Robinson III, who averages 12.9 points per game, has started every game for the Warriors this season (48% FG%, 40% 3PT%). The Michigan product has played for five teams in six NBA seasons (career 37.6% 3PT%). He’s making $1.8 million this season and owns a player option for next season ($2.0 million).
Reggie Bullock, Damyean Dotson, and Allonzo Trier, New York Knicks
If you’re noticing a trend, I’m primarily focused on players who can contribute on one-side of the ball. I think these three players can score the basketball, and honestly - who doesn’t deserve a ticket out of New York at the moment?
Bullock (28 years-old - $4.0 million this season, $4.2 million next season - partially guaranteed) is a 38.7% career three-point specialist. More than half of his attempts from the field come from beyond the arc. After missing New York’s first 33 games of the season, Bullock has started 14 of the team’s last 15 games. Are they showcasing him?
Dotson, now in his third NBA season, is a career 36.0% three-point shooter who takes half of his attempts from long-range. The 25 year-old swing-man has played both the shooting guard and small forward positions for the lowly Knicks. He started 40 games last season and is currently playing on an expiring contract ($1.6 million).
After playing 22.8 minutes per game as a rookie last season, Trier (24) has found himself out of New York’s rotation. The young shooting guard takes a lot of bad shots, and he doesn’t have the most sterling reputation as a dialed-in defender either. But his 39.4% mark from beyond the arc (3.3 3PTA’s per/36) last season was not too shabby at all. I don’t know about Trier’s maturity, but to me he seems like a perfect buy-low candidate who could thrive with a more stable organization. Is Orlando that organization, I don’t know?

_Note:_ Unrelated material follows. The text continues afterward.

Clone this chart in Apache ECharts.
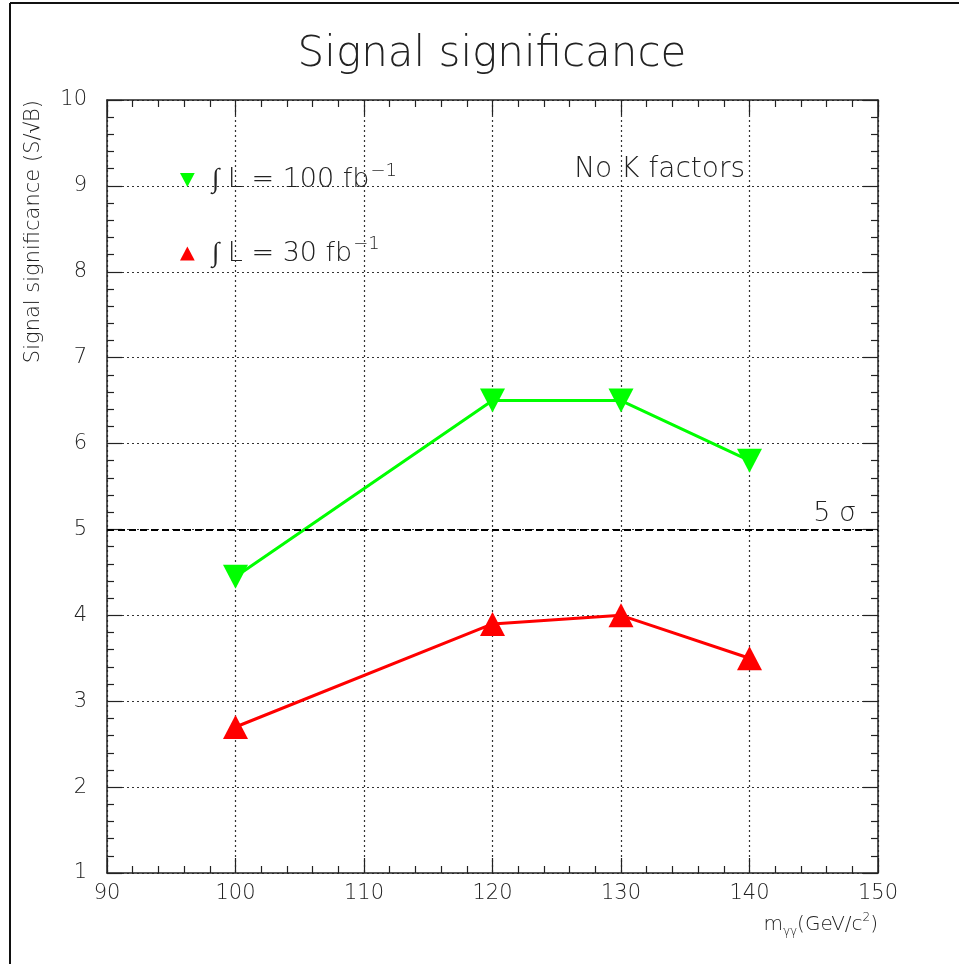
<!DOCTYPE html>
<html>
<head>
<meta charset="utf-8">
<script src="https://cdn.jsdelivr.net/npm/echarts@6/dist/echarts.min.js"></script>
<style>
  html, body { margin: 0; padding: 0; background: #fff; }
  #chart { width: 959px; height: 964px; }
</style>
</head>
<body>
<div id="chart"></div>
<script>
// Higgs -> gamma gamma significance versus mass, two integrated luminosities
const massPoints = [100, 120, 130, 140];
const signif100fb = [4.45, 6.5, 6.5, 5.8];
const signif30fb = [2.7, 3.9, 4.0, 3.5];
const discoveryLevel = 5;
const xRange = [90, 150];
const yRange = [1, 10];

const FONT = 'DejaVu Sans';
const LIGHT = 200;
const INK = '#222';

const chart = echarts.init(document.getElementById('chart'), null, { renderer: 'canvas' });

function pairs(xs, ys) { return xs.map((x, i) => [x, ys[i]]); }

const downTriangle = 'path://M0,0 L20,0 L10,19 Z';
const upTriangle = 'path://M10,0 L20,19 L0,19 Z';

const axisCommon = {
  type: 'value',
  axisLine: { show: true, lineStyle: { color: INK, width: 1.5 } },
  axisTick: { show: true, inside: true, length: 15, lineStyle: { color: INK, width: 1.2 } },
  minorTick: { show: true, splitNumber: 5, length: 7, lineStyle: { color: INK, width: 1.2 } },
};

const gridLine = { show: true, lineStyle: { color: '#333', type: [2, 3], width: 1.2 } };

const option = {
  backgroundColor: '#fff',
  animation: false,
  grid: { left: 107, right: 81, top: 100, bottom: 91, containLabel: false },
  legend: {
    orient: 'vertical',
    left: 175,
    top: 157,
    itemWidth: 15,
    itemHeight: 14,
    itemGap: 42,
    data: [
      { name: 'L100', icon: downTriangle },
      { name: 'L30', icon: upTriangle },
    ],
    formatter: function (name) {
      return name === 'L100' ? '{t|∫ L = 100 fb}{s|−1}' : '{t|∫ L = 30 fb}{s|−1}';
    },
    textStyle: {
      rich: {
        t: { fontFamily: FONT, fontWeight: LIGHT, fontSize: 27, color: INK, lineHeight: 36, padding: [0, 0, 0, 12] },
        s: { fontFamily: FONT, fontWeight: LIGHT, fontSize: 18, color: INK, lineHeight: 36, verticalAlign: 'top', padding: [0, 0, 0, 1] },
      },
    },
  },
  xAxis: [
    Object.assign({}, axisCommon, {
      min: xRange[0], max: xRange[1], interval: 10, position: 'bottom',
      axisLabel: { show: true, fontFamily: FONT, fontWeight: LIGHT, fontSize: 21, color: INK, margin: 10 },
      splitLine: gridLine,
    }),
    Object.assign({}, axisCommon, {
      min: xRange[0], max: xRange[1], interval: 10, position: 'top',
      axisLabel: { show: false }, splitLine: { show: false },
    }),
  ],
  yAxis: [
    Object.assign({}, axisCommon, {
      min: yRange[0], max: yRange[1], interval: 1, position: 'left',
      axisLabel: { show: true, fontFamily: FONT, fontWeight: LIGHT, fontSize: 21, color: INK, margin: 20 },
      splitLine: gridLine,
    }),
    Object.assign({}, axisCommon, {
      min: yRange[0], max: yRange[1], interval: 1, position: 'right',
      axisLabel: { show: false }, splitLine: { show: false },
    }),
  ],
  series: [
    {
      name: 'L100',
      type: 'line',
      data: pairs(massPoints, signif100fb),
      color: '#00ff00',
      lineStyle: { color: '#00ff00', width: 3 },
      symbol: downTriangle,
      symbolSize: [25, 24],
      itemStyle: { color: '#00ff00' },
      z: 4,
    },
    {
      name: 'L30',
      type: 'line',
      data: pairs(massPoints, signif30fb),
      color: '#ff0000',
      lineStyle: { color: '#ff0000', width: 3 },
      symbol: upTriangle,
      symbolSize: [25, 24],
      itemStyle: { color: '#ff0000' },
      z: 4,
    },
    {
      name: 'fiveSigma',
      type: 'line',
      data: [],
      markLine: {
        silent: true,
        symbol: ['none', 'none'],
        lineStyle: { color: '#000', type: [7, 4], width: 2 },
        label: {
          show: true,
          position: 'insideEndTop',
          distance: [22, 2],
          formatter: '5 σ',
          fontFamily: FONT, fontWeight: LIGHT, fontSize: 27, color: INK,
        },
        data: [{ yAxis: discoveryLevel }],
      },
    },
  ],
  graphic: [
    { type: 'line', shape: { x1: 10, y1: 3, x2: 959, y2: 3 }, style: { stroke: '#111', lineWidth: 2 } },
    { type: 'line', shape: { x1: 10, y1: 3, x2: 10, y2: 964 }, style: { stroke: '#111', lineWidth: 2 } },
    {
      type: 'text', x: 492, y: 55,
      style: { text: 'Signal significance', fontFamily: FONT, fontWeight: LIGHT, fontSize: 42, fill: INK, textAlign: 'center', textVerticalAlign: 'middle' },
    },
    {
      type: 'text', x: 34, y: 100, rotation: Math.PI / 2,
      style: { text: 'Signal significance (S/√B)', fontFamily: FONT, fontWeight: LIGHT, fontSize: 21, fill: INK, textAlign: 'right', textVerticalAlign: 'middle' },
    },
    {
      type: 'text', x: 745, y: 170,
      style: { text: 'No K factors', fontFamily: FONT, fontWeight: LIGHT, fontSize: 28, fill: INK, textAlign: 'right', textVerticalAlign: 'middle' },
    },
    {
      type: 'text', x: 878, y: 925,
      style: {
        text: '{m|m}{g|γγ}{m|(GeV/c}{p|2}{m|)}',
        textAlign: 'right', textVerticalAlign: 'middle',
        rich: {
          m: { fontFamily: FONT, fontWeight: LIGHT, fontSize: 20, fill: INK, lineHeight: 26 },
          g: { fontFamily: FONT, fontWeight: LIGHT, fontSize: 12, fill: INK, lineHeight: 26, verticalAlign: 'bottom' },
          p: { fontFamily: FONT, fontWeight: LIGHT, fontSize: 12, fill: INK, lineHeight: 26, verticalAlign: 'top' },
        },
      },
    },
  ],
};

chart.setOption(option);
</script>
</body>
</html>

Depends on what the Magic would have to give up, but I would roll the dice on Trier.
Jordan McRae, Washington Wizards
McRae is more of a combo-guard, but he can score the basketball - something that the Magic need regardless of position. The former Tennessee Volunteer is averaging 4.5 assists per/36 minutes this season (18.5% assist percentage), not bad for a wing. McRae could theoretically provide the Magic with some lead guard depth (as an alternative option to Carter-Williams some nights) while also playing some shooting guard (36.4% career three-point shooter, 38% this season).
Markieff Morris, Detroit Pistons
Morris (30) is a veteran that could provide the Magic with some much-needed toughness. He spaces the floor well (39.3% 3PT% this season) and plays adequate enough defense (above-average really).
The Kansas product, now in his ninth NBA season, has played in 24 career playoff games (19 starts). He’s making $3.2 million this season, and he owns a player option for the ‘20-’21 season ($3.3 million, will likely opt-out).